Date and Place of Birth:

22 January 1942, Bikfayya (Lebanon).

Education:

Mr. Gemayel attended French-oriented schools throughout his educational career. From Jesuit primary and secondary schools, he went to the Université Saint Joseph in Beirut where he earned an LL.B. in 1966.

Professional and Political Career:

Mr. Gemayel grew up in the Christian right-wing nationalist Lebanese Union Party (known as the Phalangists) founded by his father in 1936.

A lawyer by profession, Mr. Gemayel had long political experience as a partisan starting in his youth and as a member of parliament for 12 years, prior to his election as president in September 1982. His diligence and managerial talent accounted for his success in the realm of business, mass communication, and civic activities.

Mr. Gemayel got politically involved in the Lebanese war (1975-1982) by trying to reconcile the warring parties. He maintained contact with Muslim and Palestinian leaders throughout the war and nurtured a moderate disposition, knowing that in a democratic pluralistic society national leadership presupposes mutual responsiveness. He was his party’s logical nominee for the presidency after his strong and charismatic brother, President-elect Bashir Gemayel, was assassinated on September 14, 1982. Having kept a distance from Israeli temptations, especially after Israel invaded Lebanon in June 1982, Mr. Gemayel emerged as a “consensus candidate,” almost unanimously supported internally and received with partially guarded but explicit Arab support.

Mr.
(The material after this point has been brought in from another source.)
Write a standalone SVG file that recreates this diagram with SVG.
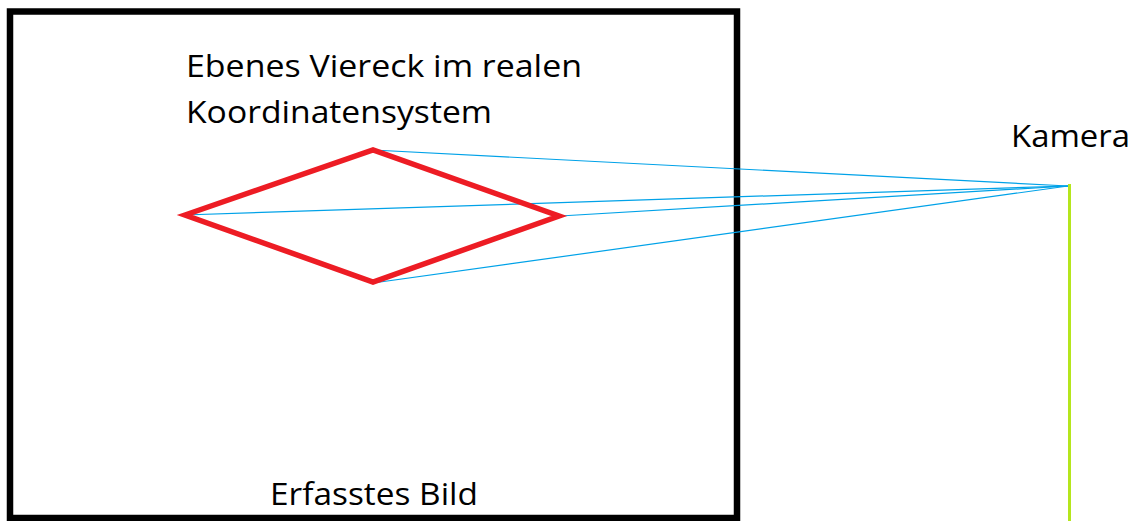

Gemayel was a “progressive rightist.” He viewed Lebanon’s distinctiveness in its way of life, which values human rights, entrepreneurship, moderation, “revulsion with totalitarianism,” and a yearning for unity in diversity. Mr. Gemayel believed that Lebanon was an Arab state with values and a distinct identity of its own. It lived in and depended on the Arab world for its prosperity.

After his term in office, Mr. Gemayel went into exile for twelve years, living in Switzerland, France, and the United States. He returned to Lebanon and began to organize the opposition to the government of President Émile Lahoud, thereby founding a new party, the Al qaida al Kataebiya, which claimed to be the true successor to the old Kataeb Party founded by his father.

In 2003, Amine Gemayel attempted to act as an intermediary between U.S. President George W. Bush and the Iraqi dictator, Saddam Hussein. Although his efforts to forestall the ensuing Iraq War were not successful, they fuelled speculation that he might be a candidate for Secretary General of the United Nations when Kofi Annan’s term expired – a position that eventually went to Korean Ban Ki-Moon.